Rajoy’s departure would trigger a second political crisis in southern Europe, further unnerving financial markets already wrongfooted by failed attempts to form a government in Italy three months after a national election.
Sanchez, who told Rajoy he could still resign to avoid the humiliation of becoming the first Spanish Prime Minister to lose a no-confidence vote, will need an absolute majority of 176 votes on Friday to become the head of a new government.
“Are you ready to resign? Resign today and leave by your own will,” Sanchez told Rajoy. “You are part of the past, of a chapter the country is about to close,” he also said.
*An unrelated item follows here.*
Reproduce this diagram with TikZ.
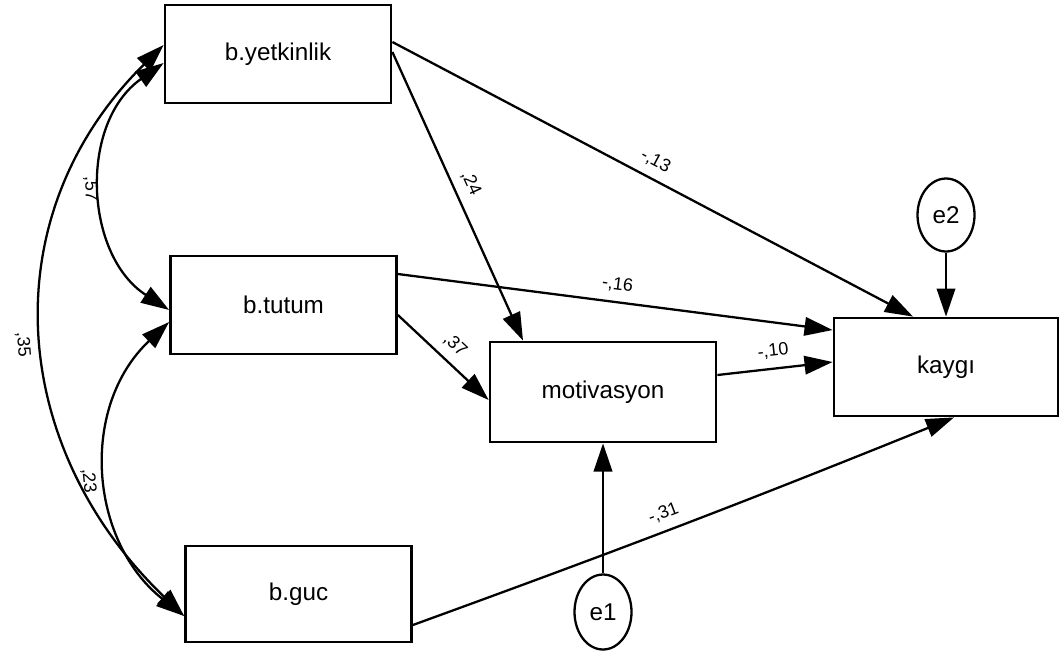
\documentclass[tikz,border=0pt]{standalone}
\usepackage{fontspec}
\setmainfont{Liberation Sans}
\usetikzlibrary{arrows.meta,shapes.geometric}
\begin{document}
\begin{tikzpicture}[x=0.02cm,y=-0.02cm,
  box/.style={draw, line width=1.6pt, minimum width=4.52cm, minimum height=1.96cm, inner sep=0pt, font=\fontsize{13.8}{16}\selectfont},
  err/.style={draw, ellipse, line width=1.3pt, minimum width=1.14cm, minimum height=1.46cm, inner sep=0pt, font=\fontsize{13.8}{16}\selectfont},
  arr/.style={line width=1.3pt, -{Triangle[length=16pt,width=10.5pt]}},
  cov/.style={line width=1.3pt, {Triangle[length=16pt,width=10.5pt]}-{Triangle[length=16pt,width=10.5pt]}},
  lab/.style={font=\fontsize{10.2}{12}\selectfont, sloped, inner sep=2pt}
]
\useasboundingbox (0,0) rectangle (1060,653);
\node[box] (yet) at (278,54) {b.yetkinlik};
\node[box] (tut) at (283.5,305) {b.tutum};
\node[box, minimum height=1.92cm] (guc) at (298.5,594) {b.guc};
\node[box, minimum height=2cm] (mot) at (603,392) {motivasyon};
\node[box, minimum width=4.48cm] (kay) at (946,367) {kaygı};
\node[err] (e2) at (946,215) {e2};
\node[err, minimum height=1.5cm] (e1) at (603,612) {e1};

\draw[arr] ([yshift=0.24cm]yet.east) -- node[lab,above=3pt,pos=0.49]{-,13} ([xshift=-0.66cm]kay.north);
\draw[arr] ([yshift=0.04cm]yet.east) -- node[lab,above=3pt,pos=0.48]{,24} ([xshift=-1.6cm]mot.north);
\draw[arr] ([yshift=0.62cm]tut.east) -- node[lab,above=3pt,pos=0.5]{-,16} ([yshift=0.74cm]kay.west);
\draw[arr] ([yshift=-0.2cm]tut.east) -- node[lab,above=3pt,pos=0.5]{,37} ([yshift=-0.16cm]mot.west);
\draw[arr] ([yshift=0.34cm]mot.east) -- node[lab,above=3pt,pos=0.5]{-,10} ([yshift=0.1cm]kay.west);
\draw[arr] ([yshift=-0.62cm]guc.east) to[bend right=1] node[lab,above=3pt,pos=0.47]{-,31} ([xshift=0.16cm]kay.south);
\draw[arr] (e1) -- (mot);
\draw[arr] (e2) -- (kay);

\draw[cov] ([yshift=-0.18cm]yet.west) .. controls +(-85,60) and +(-85,-55) .. node[lab,below,pos=0.5]{,57} ([yshift=-0.1cm]tut.west);
\draw[cov] ([yshift=-0.34cm]tut.west) .. controls +(-90,85) and +(-95,-75) .. node[lab,below=4pt,pos=0.52]{,23} ([yshift=-0.44cm]guc.west);
\draw[cov] ([yshift=0.18cm]yet.west) .. controls +(-172,170) and +(-177,-170) .. node[lab,below=5pt,pos=0.52]{,35} ([yshift=-0.44cm]guc.west);
\end{tikzpicture}
\end{document}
Information from various parties suggested he had already secured 175 and he was hoping to win over the Basque Nationalist Party (PNV), which has five parliamentary seats.
The PNV backed Rajoy’s budget as recently as last week but is considering removing its support after dozens of people linked to his People’s Party (PP) were sentenced to decades in prison in a long-running corruption trial.
Sanchez said he would stick to the budget approved by Rajoy if he won and would also seek to start a new dialogue with the restive region of Catalonia.
Defending his record on Thursday, Rajoy told deputies his centre-right PP has a wide majority of members who are “decent and honest.”
“The Socialists have left us with a ruined country and we brought back growth and jobs,” he said, adding that Sanchez was trying to put together a “Frankenstein” government that would damage the economy.
Two Catalan pro-independence parties as well as leftist Podemos, a relative newcomer, another small Basque group and a party from the Canary Islands have said they will back Sanchez.
The PNV party was due to make a final decision on whether to continue to back Rajoy during the afternoon, when its leadership holds an extraordinary meeting.